The personal photographs from a WW1 Royal Navy submarine commander have revealed the mutual respect he shared with his German adversary. Curators at the Royal Navy Submarine Museum in Gosport, Hampshire discovered this story after recently taking possession of a remarkable personal photograph album from Lt Cdr Samuel Gravener, Commanding Officer of HMS E2 which included photographs of a German submariner and his family.
Ninety – eight years ago, on 29th April 1917, HMS E2 was on patrol in the Mediterranean when she sighted German U-boat UC37, who herself was about to destroy an Italian sailing ship off Marsala, Sicily. Gravener, E2’s Commanding Officer, fired a torpedo at UC37 which hit but failed to detonate. The Officer of the Watch onboard UC37 that day was Fritz Boie. Fourteen years later, the German submariner, Boie tracked down Gravener and sent him a letter which concluded “So I send you now my kindest regards, hoping you are still alive and well off”. That was the start of an exchange of letters and family photographs by the two former adversaries.
Bob Mealings, Curator at the Royal Navy Submarine Museum said, “This is a wonderful discovery of opposing sides uniting through their submariner experiences.”

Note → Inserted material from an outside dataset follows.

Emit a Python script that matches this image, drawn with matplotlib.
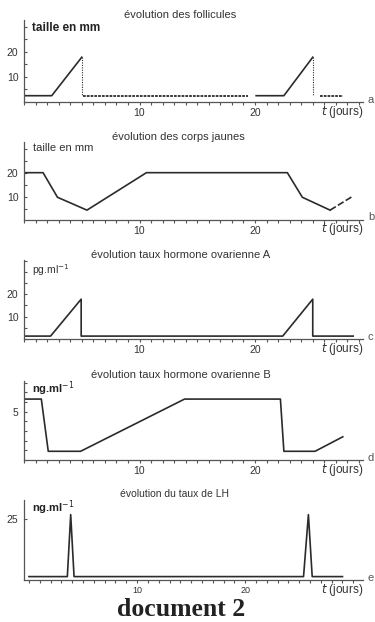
import matplotlib
matplotlib.use("Agg")
import matplotlib.pyplot as plt
from matplotlib.ticker import MultipleLocator

plt.rcParams['font.family'] = ['Liberation Sans', 'DejaVu Sans']

# follicules (taille en mm)
foll_j = [0, 2.4, 5.0]
foll_v = [2.4, 2.4, 17.8]
foll_j2 = [20.1, 22.5, 25.0]
foll_v2 = [2.4, 2.4, 17.8]
foll_pointilles = [(5.0, 19.4), (25.5, 27.6)]   # repos, en pointillés
foll_niveau = 2.4

# corps jaunes (taille en mm)
cj_j = [0, 1.65, 2.9, 5.45, 10.6, 22.8, 24.1, 26.5]
cj_v = [20, 20, 9.75, 4.4, 20, 20, 9.75, 4.4]
cj_fin_j = [26.5, 28.4]
cj_fin_v = [4.4, 10]

# hormone ovarienne A (pg/ml)
hA_j = [0, 2.3, 4.95, 4.95, 22.4, 25.0, 25.0, 28.5]
hA_v = [1.3, 1.3, 17.8, 1.3, 1.3, 17.8, 1.3, 1.3]

# hormone ovarienne B (ng/ml)
hB_j = [0, 1.5, 2.1, 4.9, 13.9, 22.2, 22.5, 25.2, 27.6]
hB_v = [6.3, 6.3, 0.9, 0.9, 6.3, 6.3, 0.9, 0.9, 2.4]

# LH (ng/ml)
lh_j = [0, 3.55, 3.86, 4.17, 25.4, 25.85, 26.2, 29.0]
lh_v = [1.4, 1.4, 26.9, 1.4, 1.4, 26.9, 1.4, 1.4]

W, H = 375, 622
fig = plt.figure(figsize=(W / 100, H / 100), dpi=100)
fig.patch.set_facecolor('white')

ink = '#2b2b2b'
axe = '#555555'


def fx(px):
    return px / W


def fy(py):
    return 1 - py / H


def panneau(top, base, xlim, ylim, yticks, yminor, lettre):
    ax = fig.add_axes([fx(24), fy(base), fx(363 - 24), (base - top) / H])
    ax.set_xlim(*xlim)
    ax.set_ylim(*ylim)
    for s in ['top', 'right']:
        ax.spines[s].set_visible(False)
    for s in ['left', 'bottom']:
        ax.spines[s].set_color(axe)
        ax.spines[s].set_linewidth(0.9)
    ax.set_xticks([10, 20])
    ax.set_xticklabels(['10', '20'])
    ax.xaxis.set_minor_locator(MultipleLocator(1))
    ax.set_yticks(yticks)
    ax.set_yticklabels([str(t) for t in yticks])
    if yminor:
        ax.yaxis.set_minor_locator(MultipleLocator(yminor))
    ax.tick_params(axis='x', which='both', direction='out', length=2.5, width=0.8,
                   color=axe, labelsize=7.5, pad=2, labelcolor='#333333')
    ax.tick_params(axis='y', which='both', direction='in', length=2, width=0.8,
                   color=axe, labelsize=7.5, pad=4, labelcolor='#333333')
    ax.patch.set_alpha(0)
    fig.text(fx(321), fy(base + 10), r'$t$ (jours)', fontsize=8.5, color='#333333',
             va='center', ha='left')
    fig.text(fx(368), fy(base - 2), lettre, fontsize=8, color='#555555',
             va='center', ha='left')
    return ax


# 1. follicules
ax1 = panneau(20, 101.7, (0, 29.35), (0, 32.7), [10, 20], 5, 'a')
ax1.plot(foll_j, foll_v, color=ink, lw=1.2)
ax1.plot(foll_j2, foll_v2, color=ink, lw=1.2)
ax1.plot([foll_j[-1], foll_j[-1]], [foll_v[-1], foll_niveau], color=ink, lw=0.8, ls=(0, (1, 1.2)))
ax1.plot([foll_j2[-1], foll_j2[-1]], [foll_v2[-1], foll_niveau], color=ink, lw=0.8, ls=(0, (1, 1.2)))
for a, b in foll_pointilles:
    ax1.plot([a + 0.1, b], [foll_niveau, foll_niveau], color=ink, lw=1.3, ls=(0, (1.5, 0.6)))
fig.text(fx(180), fy(15), 'évolution des follicules', fontsize=8, ha='center', va='center', color='#333333')
fig.text(fx(32), fy(28), 'taille en mm', fontsize=8.5, ha='left', va='center', color='#222222', weight='bold')

# 2. corps jaunes
ax2 = panneau(141.7, 219.5, (0, 29.35), (0.5, 32.9), [10, 20], 5, 'b')
ax2.plot(cj_j, cj_v, color=ink, lw=1.2)
ax2.plot(cj_fin_j, cj_fin_v, color=ink, lw=1.2, ls=(0, (4, 1.5)))
fig.text(fx(178), fy(137), 'évolution des corps jaunes', fontsize=8, ha='center', va='center', color='#333333')
fig.text(fx(33), fy(148), 'taille en mm', fontsize=8, ha='left', va='center', color='#333333')

# 3. hormone A
ax3 = panneau(260, 339, (0, 29.35), (0, 35.3), [10, 20], 5, 'c')
ax3.plot(hA_j, hA_v, color=ink, lw=1.2)
fig.text(fx(181), fy(255), 'évolution taux hormone ovarienne A', fontsize=8, ha='center', va='center', color='#333333')
fig.text(fx(32), fy(270), r'pg.ml$^{-1}$', fontsize=7.5, ha='left', va='center', color='#333333')

# 4. hormone B
ax4 = panneau(380.7, 460, (0, 29.35), (0, 8.2), [5], 1, 'd')
ax4.plot(hB_j, hB_v, color=ink, lw=1.2)
fig.text(fx(181), fy(375), 'évolution taux hormone ovarienne B', fontsize=8, ha='center', va='center', color='#333333')
fig.text(fx(32), fy(389), r'ng.ml$^{-1}$', fontsize=8, ha='left', va='center', color='#222222', weight='bold')

# 5. LH
ax5 = panneau(500, 580, (-0.46, 30.9), (0, 32.9), [25], None, 'e')
ax5.plot(lh_j, lh_v, color=ink, lw=1.2)
ax5.tick_params(axis='x', labelsize=6.5)
fig.text(fx(175), fy(494), 'évolution du taux de LH', fontsize=7.5, ha='center', va='center', color='#333333')
fig.text(fx(32), fy(508), r'ng.ml$^{-1}$', fontsize=8, ha='left', va='center', color='#222222', weight='bold')

fig.text(fx(181), fy(609), 'document 2', fontsize=18.5, ha='center', va='center',
         family='Liberation Serif', weight='bold', color='#222222')

fig.savefig('out.png', dpi=100)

The Royal Navy Submarine Museum recently purchased Samuel Gravener’s photograph album which included copies of the original letter and original photographs of Boie and his family, along with three contemporary crew photographs.
The photo album will be on temporary display in the Submarine Museum which is open every day to visitors and includes a visit to the historic WW2 era HMS Alliance, X24 and the Royal Navy’s very first submarine Holland1.